##### Recorded data

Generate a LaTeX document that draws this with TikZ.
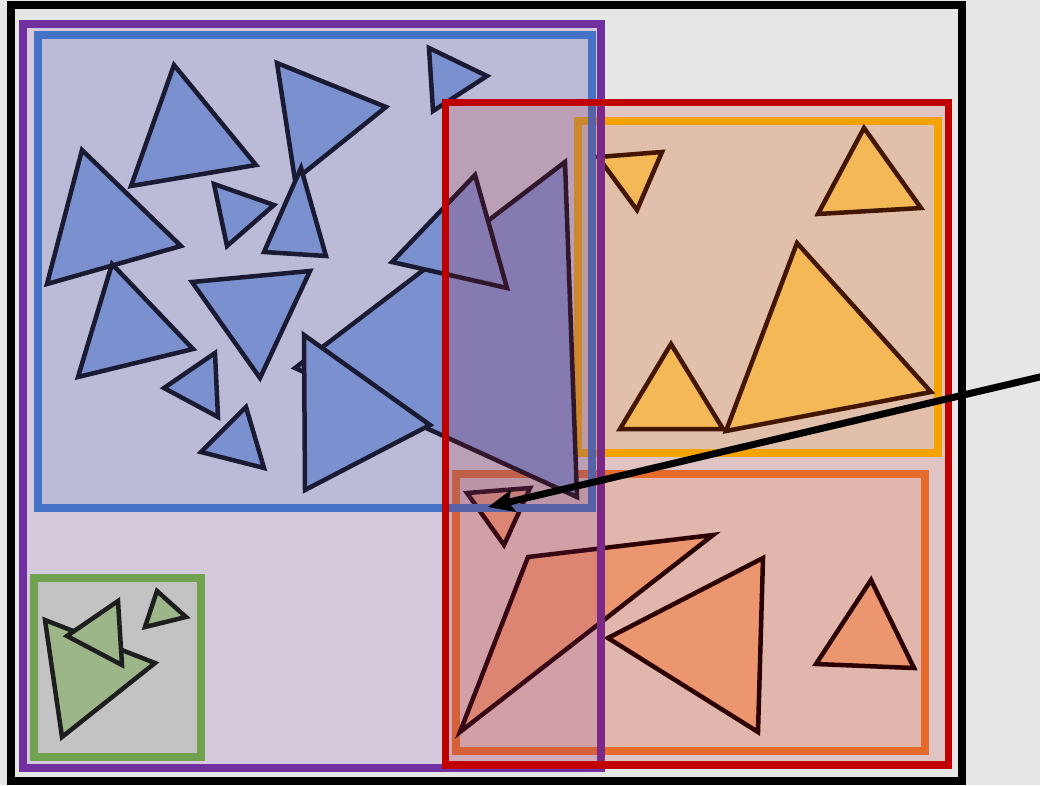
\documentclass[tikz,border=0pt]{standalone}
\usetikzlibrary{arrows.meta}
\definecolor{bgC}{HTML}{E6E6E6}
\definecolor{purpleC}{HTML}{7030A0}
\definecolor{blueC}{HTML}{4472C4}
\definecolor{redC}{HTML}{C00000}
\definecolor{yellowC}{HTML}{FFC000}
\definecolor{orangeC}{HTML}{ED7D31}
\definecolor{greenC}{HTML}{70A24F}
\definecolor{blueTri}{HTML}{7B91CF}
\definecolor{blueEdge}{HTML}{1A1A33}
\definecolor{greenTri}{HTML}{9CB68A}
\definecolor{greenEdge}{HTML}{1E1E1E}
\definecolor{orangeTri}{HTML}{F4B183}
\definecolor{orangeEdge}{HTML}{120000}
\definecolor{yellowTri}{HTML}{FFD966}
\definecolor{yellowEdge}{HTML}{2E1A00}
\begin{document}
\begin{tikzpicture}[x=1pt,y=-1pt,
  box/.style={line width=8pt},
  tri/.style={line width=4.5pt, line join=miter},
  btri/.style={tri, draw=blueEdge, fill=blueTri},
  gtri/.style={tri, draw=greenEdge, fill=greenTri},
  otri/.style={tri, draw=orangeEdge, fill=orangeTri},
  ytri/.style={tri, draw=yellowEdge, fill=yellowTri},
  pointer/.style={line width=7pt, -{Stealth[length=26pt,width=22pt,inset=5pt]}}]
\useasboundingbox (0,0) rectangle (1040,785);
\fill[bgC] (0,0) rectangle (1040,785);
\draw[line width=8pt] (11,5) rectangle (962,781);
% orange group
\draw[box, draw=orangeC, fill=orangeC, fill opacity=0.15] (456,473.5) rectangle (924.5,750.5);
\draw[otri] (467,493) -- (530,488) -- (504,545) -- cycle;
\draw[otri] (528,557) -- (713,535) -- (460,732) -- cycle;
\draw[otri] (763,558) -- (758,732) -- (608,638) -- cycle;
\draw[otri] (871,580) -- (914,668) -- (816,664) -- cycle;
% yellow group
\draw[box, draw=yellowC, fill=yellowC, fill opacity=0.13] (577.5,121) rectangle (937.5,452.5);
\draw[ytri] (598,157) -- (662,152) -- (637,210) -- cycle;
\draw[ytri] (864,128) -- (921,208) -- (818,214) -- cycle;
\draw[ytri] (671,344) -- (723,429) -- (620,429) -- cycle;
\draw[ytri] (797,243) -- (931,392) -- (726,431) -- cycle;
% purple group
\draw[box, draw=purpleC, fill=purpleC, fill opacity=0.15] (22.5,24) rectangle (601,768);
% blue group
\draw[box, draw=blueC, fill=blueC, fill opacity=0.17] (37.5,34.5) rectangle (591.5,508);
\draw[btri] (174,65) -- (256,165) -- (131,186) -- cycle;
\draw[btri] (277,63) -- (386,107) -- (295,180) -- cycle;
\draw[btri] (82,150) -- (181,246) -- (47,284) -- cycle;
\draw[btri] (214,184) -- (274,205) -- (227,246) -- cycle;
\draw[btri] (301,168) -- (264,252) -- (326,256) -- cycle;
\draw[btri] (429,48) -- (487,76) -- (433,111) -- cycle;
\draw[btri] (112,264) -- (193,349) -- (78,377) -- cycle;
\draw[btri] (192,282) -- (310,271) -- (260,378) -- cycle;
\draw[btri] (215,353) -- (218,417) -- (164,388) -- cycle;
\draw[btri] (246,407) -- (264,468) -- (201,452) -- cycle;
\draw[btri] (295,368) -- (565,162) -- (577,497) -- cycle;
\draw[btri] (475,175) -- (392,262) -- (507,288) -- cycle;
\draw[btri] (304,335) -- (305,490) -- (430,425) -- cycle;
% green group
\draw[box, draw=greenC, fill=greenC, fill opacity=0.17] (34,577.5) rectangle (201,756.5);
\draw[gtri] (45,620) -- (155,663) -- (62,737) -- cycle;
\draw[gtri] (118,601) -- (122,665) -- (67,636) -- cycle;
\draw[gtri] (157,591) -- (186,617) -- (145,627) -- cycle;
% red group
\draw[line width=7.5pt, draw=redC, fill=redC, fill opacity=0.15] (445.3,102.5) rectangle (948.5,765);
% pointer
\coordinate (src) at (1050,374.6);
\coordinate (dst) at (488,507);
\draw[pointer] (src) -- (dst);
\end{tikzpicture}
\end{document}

##########

**Aim**
Write out the full set of lines verbatim, without the pictures.

**Full solution**
Generate a LaTeX document that draws this with TikZ.
\documentclass[tikz,border=0pt]{standalone}
\usetikzlibrary{arrows.meta}
\definecolor{bgC}{HTML}{E6E6E6}
\definecolor{purpleC}{HTML}{7030A0}
\definecolor{blueC}{HTML}{4472C4}
\definecolor{redC}{HTML}{C00000}
\definecolor{yellowC}{HTML}{FFC000}
\definecolor{orangeC}{HTML}{ED7D31}
\definecolor{greenC}{HTML}{70A24F}
\definecolor{blueTri}{HTML}{7B91CF}
\definecolor{blueEdge}{HTML}{1A1A33}
\definecolor{greenTri}{HTML}{9CB68A}
\definecolor{greenEdge}{HTML}{1E1E1E}
\definecolor{orangeTri}{HTML}{F4B183}
\definecolor{orangeEdge}{HTML}{120000}
\definecolor{yellowTri}{HTML}{FFD966}
\definecolor{yellowEdge}{HTML}{2E1A00}
\begin{document}
\begin{tikzpicture}[x=1pt,y=-1pt,
  box/.style={line width=8pt},
  tri/.style={line width=4.5pt, line join=miter},
  btri/.style={tri, draw=blueEdge, fill=blueTri},
  gtri/.style={tri, draw=greenEdge, fill=greenTri},
  otri/.style={tri, draw=orangeEdge, fill=orangeTri},
  ytri/.style={tri, draw=yellowEdge, fill=yellowTri},
  pointer/.style={line width=7pt, -{Stealth[length=26pt,width=22pt,inset=5pt]}}]
\useasboundingbox (0,0) rectangle (1040,785);
\fill[bgC] (0,0) rectangle (1040,785);
\draw[line width=8pt] (11,5) rectangle (962,781);
% orange group
\draw[box, draw=orangeC, fill=orangeC, fill opacity=0.15] (456,473.5) rectangle (924.5,750.5);
\draw[otri] (467,493) -- (530,488) -- (504,545) -- cycle;
\draw[otri] (528,557) -- (713,535) -- (460,732) -- cycle;
\draw[otri] (763,558) -- (758,732) -- (608,638) -- cycle;
\draw[otri] (871,580) -- (914,668) -- (816,664) -- cycle;
% yellow group
\draw[box, draw=yellowC, fill=yellowC, fill opacity=0.13] (577.5,121) rectangle (937.5,452.5);
\draw[ytri] (598,157) -- (662,152) -- (637,210) -- cycle;
\draw[ytri] (864,128) -- (921,208) -- (818,214) -- cycle;
\draw[ytri] (671,344) -- (723,429) -- (620,429) -- cycle;
\draw[ytri] (797,243) -- (931,392) -- (726,431) -- cycle;
% purple group
\draw[box, draw=purpleC, fill=purpleC, fill opacity=0.15] (22.5,24) rectangle (601,768);
% blue group
\draw[box, draw=blueC, fill=blueC, fill opacity=0.17] (37.5,34.5) rectangle (591.5,508);
\draw[btri] (174,65) -- (256,165) -- (131,186) -- cycle;
\draw[btri] (277,63) -- (386,107) -- (295,180) -- cycle;
\draw[btri] (82,150) -- (181,246) -- (47,284) -- cycle;
\draw[btri] (214,184) -- (274,205) -- (227,246) -- cycle;
\draw[btri] (301,168) -- (264,252) -- (326,256) -- cycle;
\draw[btri] (429,48) -- (487,76) -- (433,111) -- cycle;
\draw[btri] (112,264) -- (193,349) -- (78,377) -- cycle;
\draw[btri] (192,282) -- (310,271) -- (260,378) -- cycle;
\draw[btri] (215,353) -- (218,417) -- (164,388) -- cycle;
\draw[btri] (246,407) -- (264,468) -- (201,452) -- cycle;
\draw[btri] (295,368) -- (565,162) -- (577,497) -- cycle;
\draw[btri] (475,175) -- (392,262) -- (507,288) -- cycle;
\draw[btri] (304,335) -- (305,490) -- (430,425) -- cycle;
% green group
\draw[box, draw=greenC, fill=greenC, fill opacity=0.17] (34,577.5) rectangle (201,756.5);
\draw[gtri] (45,620) -- (155,663) -- (62,737) -- cycle;
\draw[gtri] (118,601) -- (122,665) -- (67,636) -- cycle;
\draw[gtri] (157,591) -- (186,617) -- (145,627) -- cycle;
% red group
\draw[line width=7.5pt, draw=redC, fill=redC, fill opacity=0.15] (445.3,102.5) rectangle (948.5,765);
% pointer
\coordinate (src) at (1050,374.6);
\coordinate (dst) at (488,507);
\draw[pointer] (src) -- (dst);
\end{tikzpicture}
\end{document}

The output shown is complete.